Часто цитируемая до полной стертости мысль Жаботинского о том, что, чтобы стать нормальным государством, мы должны иметь собственных проституток и преступников, предполагает все же, что мы должны иметь проституток и преступников как у людей, а не танцы каирского живота и не чеченских абреков... И что наказывать мы их будем, не отрубая локти и не сажая на кол. Мы должны быть общечеловеческими людьми только в смысле нормального государства, а нормальным наше государство должно быть в смысле защиты нас от ненормального (а не идеального) мира. Потому что Израиль не может перестать быть жидом Ближнего Востока и мира. И вместе с появлением такого желания перестать он просто перестанет существовать физически. Рассуждая объективно.
Потому что гармония мира включает войну, со всеми ее подлинными и мнимыми красотами и подлинными ужасами.

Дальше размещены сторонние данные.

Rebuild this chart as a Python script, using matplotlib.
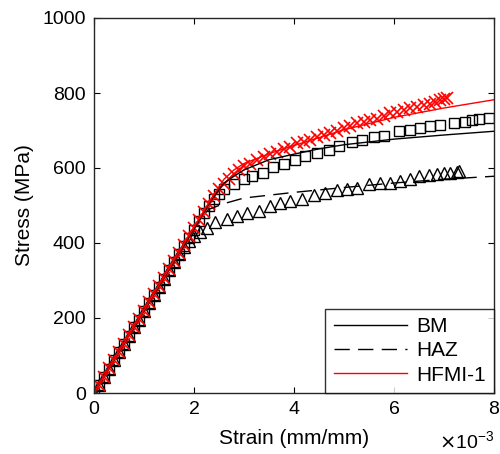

Потому что наш антропоморфизм, вернее – еврееморфизм заходит так далеко, что мы считаем еврейской даже погоду («потепление политического климата»).
Потому что у нас нет никаких общечеловеческих ценностей, кроме общенациональных.
И никаких общечеловеческих обоснований нашей государственности – если считать общечеловечеством человечество Ближнего Востока, нового Ближнего Востока, или Востока вообще.
Строго говоря, цветы – это половые органы растений. (Не нравится – не смотрите.)
Я предлагаю к Обелиску мира от имени нашего израильского народа со столицей в Иерусалиме положить срезанный пук половых органов растений.
...который «мир» – включает в себя и представление о войне...
...который «Иерусалим» абсолютно представляется человечеству в той или иной степени – Эль-Кудсом...
...которое «человечество» представляется себе таким, каким оно представляется себе. А не нам.
Окна (Тель-Авив). 1996. 25-31 января. С. 18.